**Short problem**
Please write the listing below out again exactly, leaving every picture behind.

**Information supplied**
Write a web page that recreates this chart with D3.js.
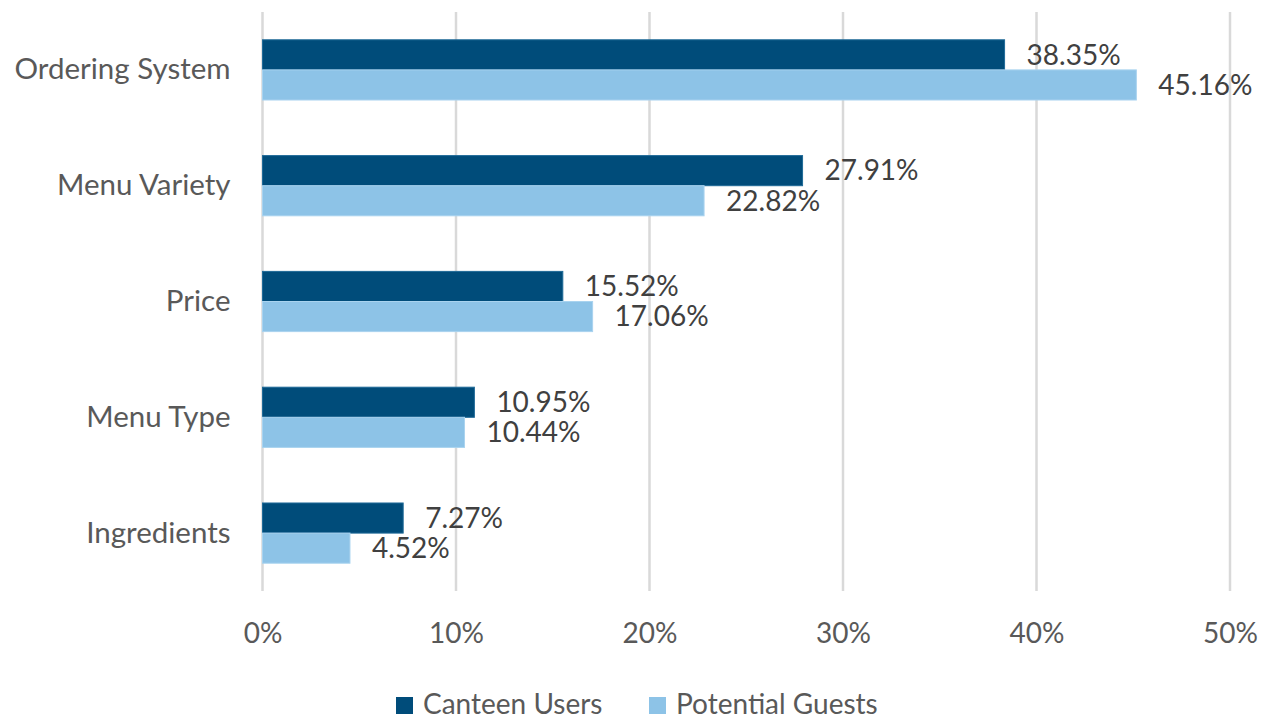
<!DOCTYPE html>
<html>
<head>
<meta charset="utf-8">
<script src="https://cdn.jsdelivr.net/npm/d3@7"></script>
<style>
  body { margin: 0; background: #fff; }
  text { font-family: Lato, "Open Sans", sans-serif; }
</style>
</head>
<body>
<div id="vis"></div>
<script>
// Chart data
const categories = ['Ordering System', 'Menu Variety', 'Price', 'Menu Type', 'Ingredients'];
const canteenUsers = [38.35, 27.91, 15.52, 10.95, 7.27];
const potentialGuests = [45.16, 22.82, 17.06, 10.44, 4.52];
const seriesNames = ['Canteen Users', 'Potential Guests'];
const xTicks = [0, 10, 20, 30, 40, 50];

const colors = { 'Canteen Users': '#004c7a', 'Potential Guests': '#8dc3e7' };
const strokes = { 'Canteen Users': '#1f6a98', 'Potential Guests': '#a9d3ef' };

const W = 1265, H = 720;
const plot = { left: 262.5, right: 1230, top: 12, bottom: 591 };

const svg = d3.select('#vis').append('svg')
    .attr('width', W)
    .attr('height', H);

const xScale = d3.scaleLinear().domain([0, 50]).range([plot.left, plot.right]);
const yScale = d3.scaleBand().domain(categories)
    .range([plot.top, plot.bottom])
    .paddingInner(0.48)
    .paddingOuter(0.24);
const subScale = d3.scaleBand().domain(seriesNames).range([0, yScale.bandwidth()]);

// Gridlines
svg.append('g').selectAll('line')
    .data(xTicks)
    .join('line')
    .attr('x1', d => xScale(d)).attr('x2', d => xScale(d))
    .attr('y1', plot.top).attr('y2', plot.bottom)
    .attr('stroke', '#d9d9d9')
    .attr('stroke-width', 2.5);

// x axis tick labels
const xAxis = d3.axisBottom(xScale).tickValues(xTicks).tickFormat(d => d + '%').tickSize(0).tickPadding(0);
const xg = svg.append('g').attr('transform', `translate(0, 633)`).call(xAxis);
xg.select('.domain').remove();
xg.selectAll('text')
    .attr('dy', '0.35em')
    .attr('fill', '#595959')
    .style('font-size', '28px')
    .style('font-family', 'Lato, sans-serif');

// y axis category labels
const yAxis = d3.axisLeft(yScale).tickSize(0).tickPadding(32);
const yg = svg.append('g').attr('transform', `translate(${plot.left}, 0)`).call(yAxis);
yg.select('.domain').remove();
yg.selectAll('text')
    .attr('fill', '#595959')
    .style('font-size', '29.5px')
    .style('font-family', 'Lato, sans-serif');

// Bars
const rows = categories.map((c, i) => ({
    cat: c,
    values: [
        { series: 'Canteen Users', value: canteenUsers[i] },
        { series: 'Potential Guests', value: potentialGuests[i] }
    ]
}));

const groups = svg.append('g').selectAll('g')
    .data(rows)
    .join('g')
    .attr('transform', d => `translate(0, ${yScale(d.cat)})`);

groups.selectAll('rect')
    .data(d => d.values)
    .join('rect')
    .attr('x', xScale(0))
    .attr('y', d => subScale(d.series))
    .attr('width', d => xScale(d.value) - xScale(0))
    .attr('height', subScale.bandwidth())
    .attr('fill', d => colors[d.series])
    .attr('stroke', d => strokes[d.series])
    .attr('stroke-width', 1);

groups.selectAll('text')
    .data(d => d.values)
    .join('text')
    .attr('x', d => xScale(d.value) + 22)
    .attr('y', d => subScale(d.series) + subScale.bandwidth() / 2)
    .attr('dy', '0.35em')
    .attr('fill', '#404040')
    .style('font-size', '28px')
    .text(d => d.value.toFixed(2) + '%');

// Legend
const legendX = [396, 649];
const legend = svg.append('g').selectAll('g')
    .data(seriesNames)
    .join('g')
    .attr('transform', (d, i) => `translate(${legendX[i]}, 697)`);

legend.append('rect')
    .attr('width', 17)
    .attr('height', 17)
    .attr('fill', d => colors[d]);

legend.append('text')
    .attr('x', 27)
    .attr('y', 7)
    .attr('dy', '0.35em')
    .attr('fill', '#595959')
    .style('font-size', '28px')
    .text(d => d);
</script>
</body>
</html>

**Exercise result**
Write a web page that recreates this chart with D3.js.
<!DOCTYPE html>
<html>
<head>
<meta charset="utf-8">
<script src="https://cdn.jsdelivr.net/npm/d3@7"></script>
<style>
  body { margin: 0; background: #fff; }
  text { font-family: Lato, "Open Sans", sans-serif; }
</style>
</head>
<body>
<div id="vis"></div>
<script>
// Chart data
const categories = ['Ordering System', 'Menu Variety', 'Price', 'Menu Type', 'Ingredients'];
const canteenUsers = [38.35, 27.91, 15.52, 10.95, 7.27];
const potentialGuests = [45.16, 22.82, 17.06, 10.44, 4.52];
const seriesNames = ['Canteen Users', 'Potential Guests'];
const xTicks = [0, 10, 20, 30, 40, 50];

const colors = { 'Canteen Users': '#004c7a', 'Potential Guests': '#8dc3e7' };
const strokes = { 'Canteen Users': '#1f6a98', 'Potential Guests': '#a9d3ef' };

const W = 1265, H = 720;
const plot = { left: 262.5, right: 1230, top: 12, bottom: 591 };

const svg = d3.select('#vis').append('svg')
    .attr('width', W)
    .attr('height', H);

const xScale = d3.scaleLinear().domain([0, 50]).range([plot.left, plot.right]);
const yScale = d3.scaleBand().domain(categories)
    .range([plot.top, plot.bottom])
    .paddingInner(0.48)
    .paddingOuter(0.24);
const subScale = d3.scaleBand().domain(seriesNames).range([0, yScale.bandwidth()]);

// Gridlines
svg.append('g').selectAll('line')
    .data(xTicks)
    .join('line')
    .attr('x1', d => xScale(d)).attr('x2', d => xScale(d))
    .attr('y1', plot.top).attr('y2', plot.bottom)
    .attr('stroke', '#d9d9d9')
    .attr('stroke-width', 2.5);

// x axis tick labels
const xAxis = d3.axisBottom(xScale).tickValues(xTicks).tickFormat(d => d + '%').tickSize(0).tickPadding(0);
const xg = svg.append('g').attr('transform', `translate(0, 633)`).call(xAxis);
xg.select('.domain').remove();
xg.selectAll('text')
    .attr('dy', '0.35em')
    .attr('fill', '#595959')
    .style('font-size', '28px')
    .style('font-family', 'Lato, sans-serif');

// y axis category labels
const yAxis = d3.axisLeft(yScale).tickSize(0).tickPadding(32);
const yg = svg.append('g').attr('transform', `translate(${plot.left}, 0)`).call(yAxis);
yg.select('.domain').remove();
yg.selectAll('text')
    .attr('fill', '#595959')
    .style('font-size', '29.5px')
    .style('font-family', 'Lato, sans-serif');

// Bars
const rows = categories.map((c, i) => ({
    cat: c,
    values: [
        { series: 'Canteen Users', value: canteenUsers[i] },
        { series: 'Potential Guests', value: potentialGuests[i] }
    ]
}));

const groups = svg.append('g').selectAll('g')
    .data(rows)
    .join('g')
    .attr('transform', d => `translate(0, ${yScale(d.cat)})`);

groups.selectAll('rect')
    .data(d => d.values)
    .join('rect')
    .attr('x', xScale(0))
    .attr('y', d => subScale(d.series))
    .attr('width', d => xScale(d.value) - xScale(0))
    .attr('height', subScale.bandwidth())
    .attr('fill', d => colors[d.series])
    .attr('stroke', d => strokes[d.series])
    .attr('stroke-width', 1);

groups.selectAll('text')
    .data(d => d.values)
    .join('text')
    .attr('x', d => xScale(d.value) + 22)
    .attr('y', d => subScale(d.series) + subScale.bandwidth() / 2)
    .attr('dy', '0.35em')
    .attr('fill', '#404040')
    .style('font-size', '28px')
    .text(d => d.value.toFixed(2) + '%');

// Legend
const legendX = [396, 649];
const legend = svg.append('g').selectAll('g')
    .data(seriesNames)
    .join('g')
    .attr('transform', (d, i) => `translate(${legendX[i]}, 697)`);

legend.append('rect')
    .attr('width', 17)
    .attr('height', 17)
    .attr('fill', d => colors[d]);

legend.append('text')
    .attr('x', 27)
    .attr('y', 7)
    .attr('dy', '0.35em')
    .attr('fill', '#595959')
    .style('font-size', '28px')
    .text(d => d);
</script>
</body>
</html>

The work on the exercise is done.